• What needs to be done: Write out the listing, please, but only from its first line through the line containing "(0,0) rectangle (1130,468);", exactly as given and without pictures.

• Rows from a dataset of charts and code:
********
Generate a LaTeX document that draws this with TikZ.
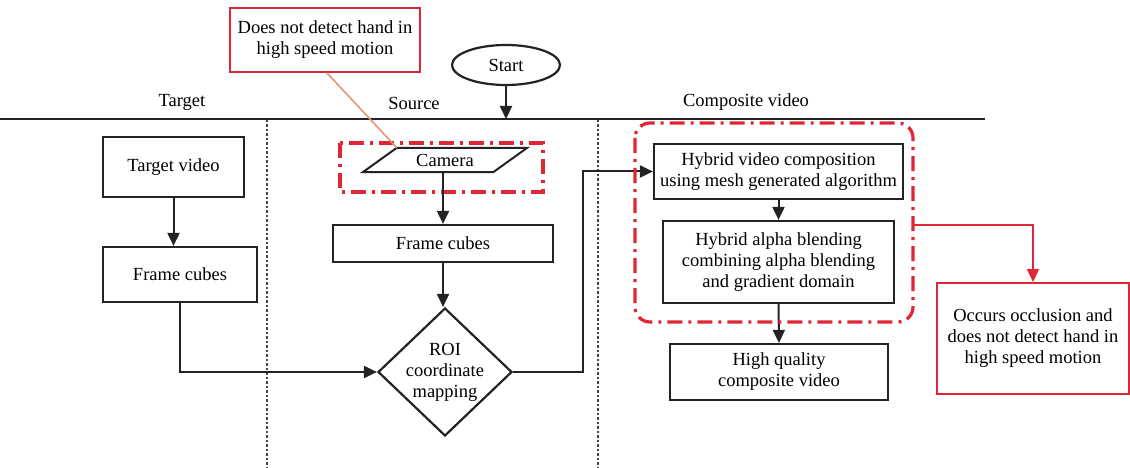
\documentclass[tikz,border=0pt]{standalone}
\usepackage{fontspec}
\setmainfont{Liberation Serif}
\usetikzlibrary{arrows.meta,shapes.geometric}
\definecolor{alert}{RGB}{222,38,52}
\definecolor{leader}{RGB}{238,140,112}
\definecolor{ink}{RGB}{35,35,35}
\begin{document}
\begin{tikzpicture}[x=1pt,y=-1pt,
  every node/.style={font=\fontsize{18.5}{21}\selectfont, inner sep=0pt, align=center},
  procbox/.style={draw=ink, line width=2.2pt, rectangle},
  notebox/.style={draw=alert, line width=2pt, rectangle},
  flow/.style={draw=ink, line width=2pt, -{Triangle[length=13pt,width=12pt]}},
  redflow/.style={draw=alert, line width=1.8pt, -{Triangle[length=13pt,width=12pt]}},
  groupline/.style={draw=alert, line width=3.2pt, dash pattern=on 15pt off 6pt on 3pt off 6pt},
  lanesep/.style={draw=ink!85, line width=2pt, dash pattern=on 2.5pt off 2pt}
]
\useasboundingbox (0,0) rectangle (1130,468);

% swimlane header line and lane separators
\coordinate (hl) at (0,119);
\coordinate (hr) at (985,119);
\draw[ink, line width=2pt] (hl) -- (hr);
\draw[lanesep] (267,120) -- (267,468);
\draw[lanesep] (598,120) -- (598,468);

\node (lt) at (182,102) {Target};
\node (ls) at (414,103) {Source};
\node (lc) at (746,102) {Composite video};

% start terminal
\node[ellipse, draw=ink, line width=2.2pt, minimum width=108, minimum height=40] (start) at (506,65) {Start};
\coordinate (entry) at (506,119);
\draw[flow] (start.south) -- (entry);

% target lane
\node[procbox, minimum width=141, minimum height=60] (tv) at (173.5,167) {Target video};
\node[procbox, minimum width=154, minimum height=55] (fct) at (180,274.5) {Frame cubes};
\draw[flow] (tv.south) -- (tv.south |- fct.north);

% source lane
\node[minimum width=130, minimum height=24] (cam) at (445,160) {Camera};
\draw[ink, line width=2pt] ([xshift=17pt]cam.north west) coordinate (camtl) -- ([xshift=17pt]cam.north east)
  -- ([xshift=-17pt]cam.south east) -- ([xshift=-17pt]cam.south west) -- cycle;
\draw[groupline] (340,143) rectangle (543,192);

\node[procbox, minimum width=220, minimum height=37] (fcs) at (443,243.5) {Frame cubes};
\draw[flow] (cam.south -| fcs.north) -- (fcs.north);

\node[diamond, draw=ink, line width=2.2pt, minimum width=134, minimum height=128] (roi) at (445,372) {};
\node (roitext) at (roi.center) {ROI\\coordinate\\mapping};
\draw[flow] (fcs.south) -- (fcs.south |- roi.north);
\draw[flow] (fct.south) |- (roi.west);

% composite lane
\node[procbox, minimum width=249, minimum height=55] (hvc) at (778.5,171.5) {Hybrid video composition\\using mesh generated algorithm};
\node[procbox, minimum width=231, minimum height=82] (hab) at (778.5,262) {Hybrid alpha blending\\combining alpha blending\\and gradient domain};
\node[procbox, minimum width=218, minimum height=56] (hq) at (779,372) {High quality\\composite video};
\coordinate (riser) at (583,372);
\draw[flow] (roi.east) -- (riser) |- (hvc.west);
\draw[flow] (hvc.south -| hab.north) -- (hab.north);
\draw[flow] (hab.south) -- (hq.north);

\draw[groupline, rounded corners=15pt] (635,123) rectangle (913,322);

% annotations
\node[notebox, minimum width=190, minimum height=64] (note1) at (325,40) {Does not detect hand in\\high speed motion};
\draw[leader, line width=1.5pt] ([xshift=2pt]note1.south) -- (camtl);

\node[notebox, minimum width=192, minimum height=111] (note2) at (1033,338.5) {Occurs occlusion and\\does not detect hand in\\high speed motion};
\coordinate (grpR) at (913,225);
\draw[redflow] (grpR) -| (note2.north);
\end{tikzpicture}
\end{document}
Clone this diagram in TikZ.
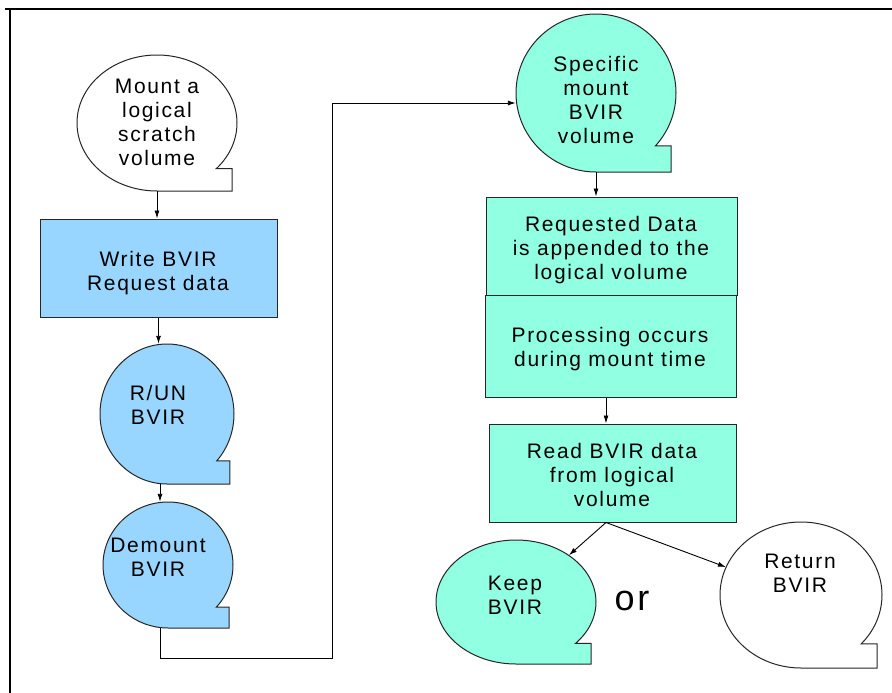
\documentclass[tikz,border=0pt]{standalone}
\usepackage{fontspec}
\setmainfont{Liberation Sans}
\newfontfamily\diafont[LetterSpace=8]{Liberation Sans}
\usetikzlibrary{shapes.geometric, arrows.meta, positioning}
\definecolor{bvirblue}{HTML}{99D6FF}
\definecolor{bvirteal}{HTML}{90FFE2}
\tikzset{
  % nastro (volume logico)
  tape/.style={draw=black!85, line width=1pt},
  drum/.style={ellipse, inner sep=0pt},
  % passo del processo
  stepbox/.style={draw=black!85, line width=1pt, align=center, inner sep=0pt},
  % testi
  lbl/.style={font=\fontsize{21}{24}\diafont, align=center},
  % frecce
  conn/.style={-{Latex[length=8pt, width=5pt]}, line width=0.9pt},
}
% nastro: nome, cx, cy, rx, ry, colore
\newcommand{\tapedrum}[6]{%
  \draw[tape, fill=#6] (#2,#3) ++(-42:#4 and #5)
    arc[start angle=-42, end angle=270, x radius=#4, y radius=#5]
    -- ++({0.94*#4},0) -- ({#2+0.94*#4},{#3-#5*sin(42)}) -- cycle;
  \node[drum, minimum width={2*#4}, minimum height={2*#5}] (#1) at (#2,#3) {};
}

\begin{document}
\begin{tikzpicture}[x=1pt, y=1pt]
  \useasboundingbox (0,0) rectangle (892,-693);
  \draw[line width=2.5pt] (5,-9) -- (892,-9);
  \draw[line width=2.5pt] (10,-9) -- (10,-693);

  % colonna di sinistra
  \tapedrum{mount}{157}{-123}{80}{68}{white}
  \node[lbl] (mount-txt) at (157,-122) {Mount a\\logical\\scratch\\volume};
  \node[stepbox, fill=bvirblue, minimum width=237pt, minimum height=98pt] (write) at (158.5,-268) {};
  \node[lbl] (write-txt) at (158,-273) {Write BVIR\\Request data};
  \tapedrum{run}{167}{-414}{67}{70}{bvirblue}
  \node[lbl] (run-txt) at (158,-405) {R/UN\\BVIR};
  \tapedrum{demount}{168}{-565}{65}{63}{bvirblue}
  \node[lbl] (demount-txt) at (158,-557) {Demount\\BVIR};

  % colonna di destra
  \tapedrum{specific}{596}{-93}{80}{79}{bvirteal}
  \node[lbl] (specific-txt) at (596,-100) {Specific\\mount\\BVIR\\volume};
  \node[stepbox, fill=bvirteal, minimum width=251pt, minimum height=98pt] (request) at (611.5,-246) {};
  \node[lbl] (request-txt) at (611,-250) {Requested Data\\is appended to the\\logical volume};
  \node[stepbox, fill=bvirteal, minimum width=251pt, minimum height=102pt] (process) at (610.5,-346) {};
  \node[lbl] (process-txt) at (610,-349) {Processing occurs\\during mount time};
  \node[stepbox, fill=bvirteal, minimum width=247pt, minimum height=98pt] (read) at (612.5,-473) {};
  \node[lbl] (read-txt) at (612,-475) {Read BVIR data\\from logical\\volume};
  \tapedrum{keep}{516}{-602}{80}{62}{bvirteal}
  \node[lbl] (keep-txt) at (515,-595) {Keep\\BVIR};
  \node[font=\fontsize{36}{40}\diafont] (or) at (632,-601) {or};
  \tapedrum{return}{801}{-595}{81}{73}{white}
  \node[lbl] (return-txt) at (800,-573) {Return\\BVIR};

  % collegamenti
  \coordinate (bend1) at (160,-658);
  \coordinate (bend2) at (332,-103);
  \draw[conn] (mount.south) -- (mount.south |- write.north);
  \draw[conn] (write.south) -- (write.south |- run.north);
  \draw[conn] (run.south -| 160,0) -- (demount.north -| 160,0);
  \draw[conn] (demount.south -| bend1) -- (bend1) -| (bend2) -- (bend2 -| specific.west);
  \draw[conn] (specific.south) -- (specific.south |- request.north);
  \draw[conn] (process.south -| 606,0) -- (read.north -| 606,0);
  \draw[conn] (read.south -| 606,0) -- (keep);
  \draw[conn] (read.south -| 606,0) -- (return);
\end{tikzpicture}
\end{document}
********
• Response below:
Generate a LaTeX document that draws this with TikZ.
\documentclass[tikz,border=0pt]{standalone}
\usepackage{fontspec}
\setmainfont{Liberation Serif}
\usetikzlibrary{arrows.meta,shapes.geometric}
\definecolor{alert}{RGB}{222,38,52}
\definecolor{leader}{RGB}{238,140,112}
\definecolor{ink}{RGB}{35,35,35}
\begin{document}
\begin{tikzpicture}[x=1pt,y=-1pt,
  every node/.style={font=\fontsize{18.5}{21}\selectfont, inner sep=0pt, align=center},
  procbox/.style={draw=ink, line width=2.2pt, rectangle},
  notebox/.style={draw=alert, line width=2pt, rectangle},
  flow/.style={draw=ink, line width=2pt, -{Triangle[length=13pt,width=12pt]}},
  redflow/.style={draw=alert, line width=1.8pt, -{Triangle[length=13pt,width=12pt]}},
  groupline/.style={draw=alert, line width=3.2pt, dash pattern=on 15pt off 6pt on 3pt off 6pt},
  lanesep/.style={draw=ink!85, line width=2pt, dash pattern=on 2.5pt off 2pt}
]
\useasboundingbox (0,0) rectangle (1130,468);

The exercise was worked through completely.